Wednesday, August 22, 2007

Bioshock: Early Review

I haven't finished the game, yet: I think I'm 70-80% through it. Keeping that in mind... and keeping in mind the fact that System Shock II (SS2) is in my top three...

"Does it deserve a perfect score?"

Well, putting aside the fact that there shouldn't be such a thing as a perfect score - or even a score - no, it doesn't. So far.

It is a very good game. The presentation is incredible, the gameplay is relatively deep, the balance feels pretty good...

But I can't ignore the flaws. Here are the ones I noticed so far, in ascending importance:

The level design is... mediocre. I mean, it looks good, but if you compare these levels to SS2, you'll see that they are inferior. SS2 used corridors, large chambers, and lots and lots of side rooms. This game uses all of these things as well, except it's linear. You don't walk down a hall and duck into all the side rooms. You move from point A to point B. Occasionally there will be a major side route to pick up a specific item, but it's not the same as having a dozen suites lining the corridor. In my opinion, this makes the game world feel very transparent.

The enemy is design is... mediocre. So far, their best enemy design is the big daddy, and in all honesty, he's not cool enough to hold the entire game up on his own. All the other enemies are zombies with various kinds of weapons. There's a really boring teleporting zombie, too. Ooh.
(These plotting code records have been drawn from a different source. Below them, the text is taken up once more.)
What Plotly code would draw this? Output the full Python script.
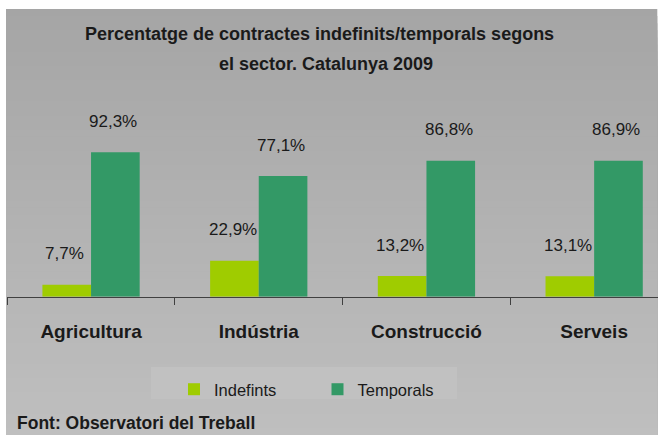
import plotly.graph_objects as go

W, H = 658, 435

categories = ["Agricultura", "Indústria", "Construcció", "Serveis"]
indefinits = [7.7, 22.9, 13.2, 13.1]
temporals = [92.3, 77.1, 86.8, 86.9]
series_names = ["Indefints", "Temporals"]
colors = ["#9fcc00", "#339966"]
title_lines = ["Percentatge de contractes indefinits/temporals segons", "el sector. Catalunya 2009"]
source_text = "Font: Observatori del Treball"

FONT = "Liberation Sans Narrow, Arial Narrow, Liberation Sans, Arial, sans-serif"


def px_x(x):
    return x / W


def px_y(y):
    return 1 - y / H


def fmt(v):
    return f"{v:.1f}".replace(".", ",") + "%"


fig = go.Figure()
for name, vals, col in zip(series_names, [indefinits, temporals], colors):
    fig.add_trace(go.Bar(x=categories, y=vals, name=name, marker=dict(color=col, line=dict(width=0)),
                         hoverinfo="skip"))

# data labels
annotations = []
bar_half = 0.1446
for vals, off in [(indefinits, -bar_half), (temporals, bar_half)]:
    for i, v in enumerate(vals):
        annotations.append(dict(x=i + off, y=v, xref="x", yref="y", text=fmt(v), showarrow=False,
                                xanchor="center", yanchor="middle", yshift=31, xshift=-2,
                                font=dict(family=FONT, size=17, color="#1a1a1a")))

# title
annotations.append(dict(x=px_x(319.5), y=px_y(34), xref="paper", yref="paper", text=title_lines[0],
                        showarrow=False, xanchor="center", yanchor="middle",
                        font=dict(family=FONT, size=18, color="#1a1a1a", weight="bold")))
annotations.append(dict(x=px_x(326), y=px_y(64.5), xref="paper", yref="paper", text=title_lines[1],
                        showarrow=False, xanchor="center", yanchor="middle",
                        font=dict(family=FONT, size=18, color="#1a1a1a", weight="bold")))
# source
annotations.append(dict(x=px_x(15), y=px_y(423), xref="paper", yref="paper", text=source_text,
                        showarrow=False, xanchor="left", yanchor="middle",
                        font=dict(family=FONT, size=17.5, color="#1a1a1a", weight="bold")))

# gradient background via stacked bands (each band runs to the bottom, no seams)
shapes = []
top_y, bot_y = 9, 435
n = 60
c0, c1 = 165, 191
for k in range(n):
    y0 = top_y + (bot_y - top_y) * k / n
    c = round(c0 + (c1 - c0) * (k + 0.5) / n)
    shapes.append(dict(type="rect", xref="paper", yref="paper", x0=px_x(6), x1=px_x(657.3),
                       y0=0, y1=px_y(y0), line=dict(width=0),
                       fillcolor=f"rgb({c},{c},{c})", layer="below"))
# legend box
shapes.append(dict(type="rect", xref="paper", yref="paper", x0=px_x(151), x1=px_x(457),
                   y0=px_y(399), y1=px_y(367), line=dict(width=0),
                   fillcolor="rgb(193,193,193)", layer="below"))

base_y = 296.7
ppu = 1.565
fig.update_layout(
    width=W, height=H,
    margin=dict(l=0, r=0, t=0, b=0),
    paper_bgcolor="white",
    plot_bgcolor="rgba(0,0,0,0)",
    barmode="group",
    bargap=0.42,
    bargroupgap=0,
    showlegend=True,
    legend=dict(orientation="h", x=px_x(174), y=px_y(389.5), xanchor="left", yanchor="middle",
                bgcolor="rgba(0,0,0,0)", font=dict(family=FONT, size=16.5, color="#1a1a1a"),
                entrywidth=98.5, entrywidthmode="pixels", itemclick=False, itemdoubleclick=False),
    xaxis=dict(domain=[px_x(7.2), 1.0], range=[-0.5, -0.5 + (W - 7.2) / 167.7],
               showline=True, linecolor="#404040", linewidth=1,
               ticks="outside", ticklen=7, tickcolor="#404040", tickwidth=1, tickson="boundaries",
               showgrid=False, zeroline=False, fixedrange=True, ticklabelstandoff=17,
               tickfont=dict(family=FONT, size=19, color="#1a1a1a", weight="bold")),
    yaxis=dict(domain=[px_y(base_y), px_y(base_y - 100 * ppu)], range=[0, 100], visible=False,
               fixedrange=True),
    annotations=annotations,
    shapes=shapes,
)

fig.write_html("out.html", config={"displayModeBar": False},
               post_script="document.body.style.margin='0';document.body.style.overflow='hidden';")
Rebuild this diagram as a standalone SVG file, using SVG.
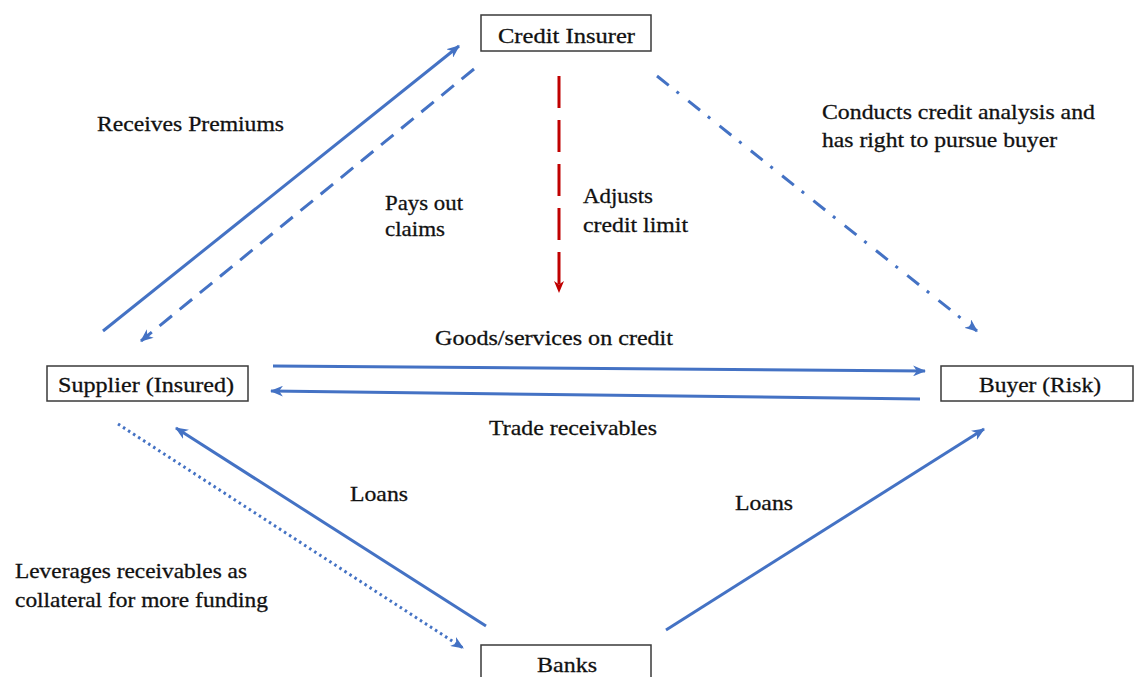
<svg xmlns="http://www.w3.org/2000/svg" width="1135" height="677" viewBox="0 0 1135 677">
<style>
.box{fill:#fff;stroke:#3a3a3a;stroke-width:1.5}
text{font-family:"Liberation Serif","Times New Roman",serif;font-size:22px;fill:#111;stroke:#111;stroke-width:0.3}
.c{stroke:#4472C4;stroke-width:3;fill:none}
.dash{stroke-dasharray:16 10}
.dd{stroke-dasharray:15 10 3 12}
.dot{stroke-dasharray:2.5 3.5}
.red{stroke:#C00000;stroke-width:3;fill:none;stroke-dasharray:32 12}
</style>
<defs>
<marker id="ab" viewBox="0 0 12 10" refX="11" refY="5" markerWidth="13" markerHeight="11" markerUnits="userSpaceOnUse" orient="auto">
<path d="M0,0 L12,5 L0,10 L3.5,5 z" fill="#4472C4"/>
</marker>
<marker id="ar" viewBox="0 0 12 10" refX="11" refY="5" markerWidth="13" markerHeight="10" markerUnits="userSpaceOnUse" orient="auto">
<path d="M0,0 L12,5 L0,10 L3.5,5 z" fill="#C00000"/>
</marker>
</defs>
<rect width="1135" height="677" fill="#fff"/>
<g id="connectors">
<line class="c" x1="103" y1="331" x2="459" y2="46" marker-end="url(#ab)"/>
<line class="c dash" x1="474" y1="69" x2="141" y2="341" marker-end="url(#ab)"/>
<line class="red" x1="559" y1="76" x2="559" y2="292" marker-end="url(#ar)"/>
<line class="c dd" x1="657" y1="76" x2="977" y2="331" marker-end="url(#ab)"/>
<line class="c" x1="273" y1="366" x2="925" y2="371" marker-end="url(#ab)"/>
<line class="c" x1="920" y1="399" x2="271" y2="391" marker-end="url(#ab)"/>
<line class="c" x1="486" y1="626" x2="176" y2="428" marker-end="url(#ab)"/>
<line class="c dot" x1="118" y1="424" x2="463" y2="648" marker-end="url(#ab)"/>
<line class="c" x1="666" y1="630" x2="984" y2="429" marker-end="url(#ab)"/>
</g>
<g id="credit-insurer">
<rect class="box" x="481" y="15" width="170" height="36"/>
<text x="498" y="43" textLength="137" lengthAdjust="spacingAndGlyphs">Credit Insurer</text>
</g>
<g id="supplier">
<rect class="box" x="47" y="366" width="201" height="35"/>
<text x="58" y="392" textLength="176" lengthAdjust="spacingAndGlyphs">Supplier (Insured)</text>
</g>
<g id="buyer">
<rect class="box" x="941" y="366" width="192" height="35"/>
<text x="979" y="392" textLength="122" lengthAdjust="spacingAndGlyphs">Buyer (Risk)</text>
</g>
<g id="banks">
<rect class="box" x="481" y="645" width="170" height="40"/>
<text x="537" y="672" textLength="60" lengthAdjust="spacingAndGlyphs">Banks</text>
</g>
<g id="labels">
<text x="97" y="131" textLength="187" lengthAdjust="spacingAndGlyphs">Receives Premiums</text>
<text x="385" y="210" textLength="78" lengthAdjust="spacingAndGlyphs">Pays out</text>
<text x="385" y="236" textLength="60" lengthAdjust="spacingAndGlyphs">claims</text>
<text x="583" y="203" textLength="70" lengthAdjust="spacingAndGlyphs">Adjusts</text>
<text x="583" y="232" textLength="105" lengthAdjust="spacingAndGlyphs">credit limit</text>
<text x="822" y="119" textLength="273" lengthAdjust="spacingAndGlyphs">Conducts credit analysis and</text>
<text x="822" y="147" textLength="235" lengthAdjust="spacingAndGlyphs">has right to pursue buyer</text>
<text x="435" y="345" textLength="238" lengthAdjust="spacingAndGlyphs">Goods/services on credit</text>
<text x="489" y="435" textLength="168" lengthAdjust="spacingAndGlyphs">Trade receivables</text>
<text x="350" y="501" textLength="58" lengthAdjust="spacingAndGlyphs">Loans</text>
<text x="735" y="510" textLength="58" lengthAdjust="spacingAndGlyphs">Loans</text>
<text x="15" y="578" textLength="232" lengthAdjust="spacingAndGlyphs">Leverages receivables as</text>
<text x="15" y="607" textLength="253" lengthAdjust="spacingAndGlyphs">collateral for more funding</text>
</g>
</svg>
The game is not fucking scary. At all. I was a little worried initially, but then I fought my first big daddy and got my ass killed. There is absolutely zero penalty for death, which means the tension went away. I got in the habit of resigning myself to multiple deaths per big daddy - that's not the way a scary game works.

Lastly, the writing is mediocre. While the method of presenting the writing (journals) is excellent, and the voice acting is excellent, the writing itself is horrifyingly flabby. It slobbers its way through whatever the local plot is, painfully landing on every point that needs to be made, and never wandering. The first one or two journals I find in an area are interesting, but the next fifteen keep hitting the same plot at a positively slothlike pace, making sure nothing goes unexplained.

The actual radio communications are also rather clumsily timed. It's too pat, too unrealistic.

Compare this to SS2, where the journals were fragmentary snippets on a dozen different plot lines. Nothing was fully explained, nothing was labored upon, the writing was lean and sharp. SHODAN's radio communications went on and on in a realistic manner - it gave the impression she was really paying attention to you, unlike the characters in Bioshock, who apparently only pay attention to you when you're about to do something momentous.

I know that a lot of people are going to be irritated by my review, but so far I haven't found the game to be worth a perfect. It's good, definitely play it. The fiction is interesting (although a rather painful farce), the world is well-defined... but I was a little disappointed.

How do you like it?

2 comments:

Eric Poulton said...

I definitely agree about the Vitachambers robbing the game of any tension. I went through the same thing where the game started off scary, right up until I realised there were no failure conditions.

I was really feeling disappointed that one design decision could diminish a game so much, so I decided to play on the honour system and reload the game myself every time I died. The difference was incredible and the game is so much more enjoyable.

Craig Perko said...

That's pretty much what I've been trying to do, but the game is definitely built such that some situations will kill me: the "boss battles", for example.

Even with that, I still don't find the game scary, though.